The first scenario shows how a monolithic system itself can become the bottleneck to its own advancement, while the second scenario shows how the system can be its own Achilles heel. In cloud-native systems, we avoid problems such as these by decomposing the system into bounded isolated components. Bounded components are focused. They follow the single responsibility principle. As a result, these components are easier for teams to reason about. In the first scenario, the team and everyone else could be confident that the fix to the problem did not cause a side effect to another unrelated piece of code in the deployment unit because there is no unrelated code in the deployment unit. This confidence, in turn, eliminates the system as its own bottleneck. Teams can quickly and continuously deploy patches and innovations. This enables teams to perform experiments with small changes because they know they can quickly roll forward with another patch. This ability to experiment and gain insights further enables teams to rapidly deliver innovation.
So long as humans build systems, there will be human error. Automation and disposable infrastructure help minimize the potential for these errors and they allow us to rapidly recover from such errors, but they cannot eliminate these errors. Thus, cloud-native systems must be resilient to human error. To be resilient, we need to isolate the components from each other to avoid the second scenario, where a problem in one piece affects the whole. Isolation allows errors to be contained within a single component and not ripple across components. Other components can operate unabated while the broken component is quickly repaired.

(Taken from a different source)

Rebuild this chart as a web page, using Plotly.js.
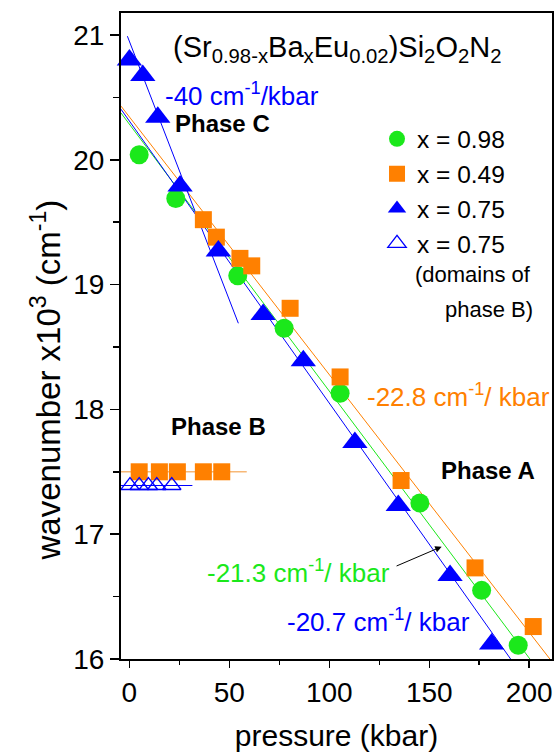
<!DOCTYPE html>
<html>
<head>
<meta charset="utf-8">
<script src="https://cdn.plot.ly/plotly-3.0.1.min.js"></script>
<style>html,body{margin:0;padding:0;background:#fff;}#chart{width:556px;height:752px;}</style>
</head>
<body>
<div id="chart"></div>
<script>
// x = 0.98 (green circles)
const p098 = [4.9, 23.2, 54.2, 77.4, 105.4, 145.3, 176.2, 194.5];
const w098 = [20.04, 19.69, 19.07, 18.65, 18.13, 17.25, 16.55, 16.11];
// x = 0.49 (orange squares), phase A/C branch
const p049 = [37, 43.5, 55.3, 61.2, 80.4, 105.4, 135.9, 172.9, 202];
const w049 = [19.52, 19.38, 19.21, 19.15, 18.81, 18.26, 17.43, 16.73, 16.26];
// x = 0.49, phase B
const p049B = [4.9, 15, 24, 37, 46.2];
const w049B = [17.50, 17.50, 17.50, 17.50, 17.50];
// x = 0.75 (blue filled triangles)
const p075 = [0, 6.7, 14.2, 25.35, 44.5, 66.9, 87, 112.8, 134.5, 160.4, 181.2];
const w075 = [20.80, 20.675, 20.34, 19.79, 19.27, 18.76, 18.39, 17.735, 17.23, 16.67, 16.12];
// x = 0.75 domains of phase B (open triangles)
const p075B = [0.3, 4.9, 9.5, 13.7, 21.2];
const w075B = [17.39, 17.39, 17.39, 17.39, 17.39];
// linear fits (end points)
const fitOrangeP = [-4.2, 210.35], fitOrangeW = [20.43, 16.0];
const fitGreenP  = [-4.2, 200.35], fitGreenW  = [20.375, 16.0];
const fitBlueP   = [-4.2, 190.7],  fitBlueW   = [20.405, 16.0];
const fitSteepP  = [-1, 54.5],     fitSteepW  = [20.99, 18.69];
const phaseBOrangeP = [-4.2, 58.7], phaseBOrangeW = [17.50, 17.50];
const phaseBBlueP   = [-4.2, 31.5], phaseBBlueW   = [17.39, 17.39];
// axis ticks
const xTicks = [0, 50, 100, 150, 200];
const yTicks = [16, 17, 18, 19, 20, 21];

const GREEN = '#1be81b', ORANGE = '#ff8000', BLUE = '#0000ff';
const FONT = 'Liberation Sans, Arial, Helvetica, sans-serif';

function line(x, y, color, w) {
  return {x: x, y: y, mode: 'lines', type: 'scatter', showlegend: false, hoverinfo: 'skip',
          line: {color: color, width: w || 1}};
}

const data = [
  line(fitOrangeP, fitOrangeW, ORANGE, 1),
  line(fitGreenP, fitGreenW, GREEN, 1),
  line(fitBlueP, fitBlueW, BLUE, 1),
  line(fitSteepP, fitSteepW, BLUE, 1),
  line(phaseBOrangeP, phaseBOrangeW, '#f7b877', 1.5),
  line(phaseBBlueP, phaseBBlueW, BLUE, 1.2),
  {x: p098, y: w098, name: 'x = 0.98', mode: 'markers', type: 'scatter',
   marker: {symbol: 'circle', size: 19, color: GREEN}},
  {x: p049, y: w049, name: 'x = 0.49', mode: 'markers', type: 'scatter',
   marker: {symbol: 'square', size: 17, color: ORANGE}},
  {x: p049B, y: w049B, name: 'x = 0.49', mode: 'markers', type: 'scatter', showlegend: false,
   marker: {symbol: 'square', size: 17, color: ORANGE}},
  {x: p075, y: w075, name: 'x = 0.75', mode: 'markers', type: 'scatter', cliponaxis: false,
   marker: {symbol: 'triangle-up', size: 22, color: BLUE}},
  {x: p075B, y: w075B, name: 'x = 0.75', mode: 'markers', type: 'scatter',
   marker: {symbol: 'triangle-up-open', size: 16, color: BLUE, line: {width: 1.3}}}
];

function ann(text, x, y, color, size, opts) {
  return Object.assign({text: text, x: x, y: y, xref: 'x', yref: 'y', showarrow: false,
    xanchor: 'left', yanchor: 'middle', font: {family: FONT, size: size, color: color}}, opts || {});
}

const layout = {
  width: 556, height: 752,
  margin: {l: 121, r: 4, t: 13, b: 93},
  paper_bgcolor: '#fff', plot_bgcolor: '#fff',
  font: {family: FONT, color: '#000'},
  showlegend: true,
  legend: {x: 0.594, y: 0.84, xanchor: 'left', yanchor: 'top', bgcolor: 'rgba(0,0,0,0)',
           font: {family: FONT, size: 24.5, color: '#000'}, itemsizing: 'trace', tracegroupgap: 0},
  xaxis: {range: [-4.2, 211.4], tickvals: xTicks, ticks: 'outside', ticklen: 7, tickwidth: 1.5,
          tickcolor: '#000', showline: true, linewidth: 2, linecolor: '#000', mirror: true,
          showgrid: false, zeroline: false, tickfont: {family: FONT, size: 28, color: '#000'},
          minor: {dtick: 25, ticks: 'outside', ticklen: 4, tickwidth: 1.5, tickcolor: '#000', showgrid: false},
          title: {text: 'pressure (kbar)', font: {family: FONT, size: 30, color: '#000'}, standoff: 18}},
  yaxis: {range: [16, 21.176], tickvals: yTicks, ticks: 'outside', ticklen: 9, tickwidth: 1.5,
          tickcolor: '#000', showline: true, linewidth: 2, linecolor: '#000', mirror: true,
          showgrid: false, zeroline: false, tickfont: {family: FONT, size: 28, color: '#000'},
          minor: {dtick: 0.5, ticks: 'outside', ticklen: 6, tickwidth: 1.5, tickcolor: '#000', showgrid: false}},
  annotations: [
    {text: 'wavenumber x10<sup>3</sup> (cm<sup>-1</sup>)', xref: 'paper', yref: 'paper',
     x: -0.175, y: 0.432, textangle: -90, showarrow: false, xanchor: 'center', yanchor: 'middle',
     font: {family: FONT, size: 33, color: '#000'}},
    ann('(Sr<sub>0.98-x</sub>Ba<sub>x</sub>Eu<sub>0.02</sub>)Si<sub>2</sub>O<sub>2</sub>N<sub>2</sub>', 20.7, 20.89, '#000', 29),
    ann('-40 cm<sup>-1</sup>/kbar', 16.9, 20.525, BLUE, 26),
    ann('<b>Phase C</b>', 21.7, 20.29, '#000', 24),
    ann('<b>Phase B</b>', 20, 17.86, '#000', 24),
    ann('<b>Phase A</b>', 155, 17.51, '#000', 24),
    ann('-22.8 cm<sup>-1</sup>/ kbar', 117.9, 18.115, ORANGE, 26),
    ann('-21.3 cm<sup>-1</sup>/ kbar', 37.9, 16.70, GREEN, 26),
    ann('-20.7 cm<sup>-1</sup>/ kbar', 77.9, 16.307, BLUE, 26),
    ann('(domains of', 202, 19.077, '#000', 22, {xanchor: 'right'}),
    ann('phase B)', 203, 18.80, '#000', 22, {xanchor: 'right'}),
    {text: '', x: 156.2, y: 16.90, ax: 132.9, ay: 16.74, xref: 'x', yref: 'y', axref: 'x', ayref: 'y',
     showarrow: true, arrowhead: 2, arrowsize: 1.3, arrowwidth: 1, arrowcolor: '#000'}
  ]
};

Plotly.newPlot('chart', data, layout, {staticPlot: true, displayModeBar: false});
</script>
</body>
</html>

Isolation further instills confidence to innovate, because the blast radius of any unforeseen error is controlled. Bounded and isolated components achieve resilience through data replication. This, in turn, facilitates responsiveness, because components do not need to rely on synchronous inter-component communication. Instead, requests are serviced from local materialized views. Replication also facilitates scale, as load is spread across many independent data sources. In Chapter 2, The Anatomy of a Cloud Native Systems, we will dive into these topics of bounded contexts, isolation and bulkheads, reactive architecture, and turning the database inside out.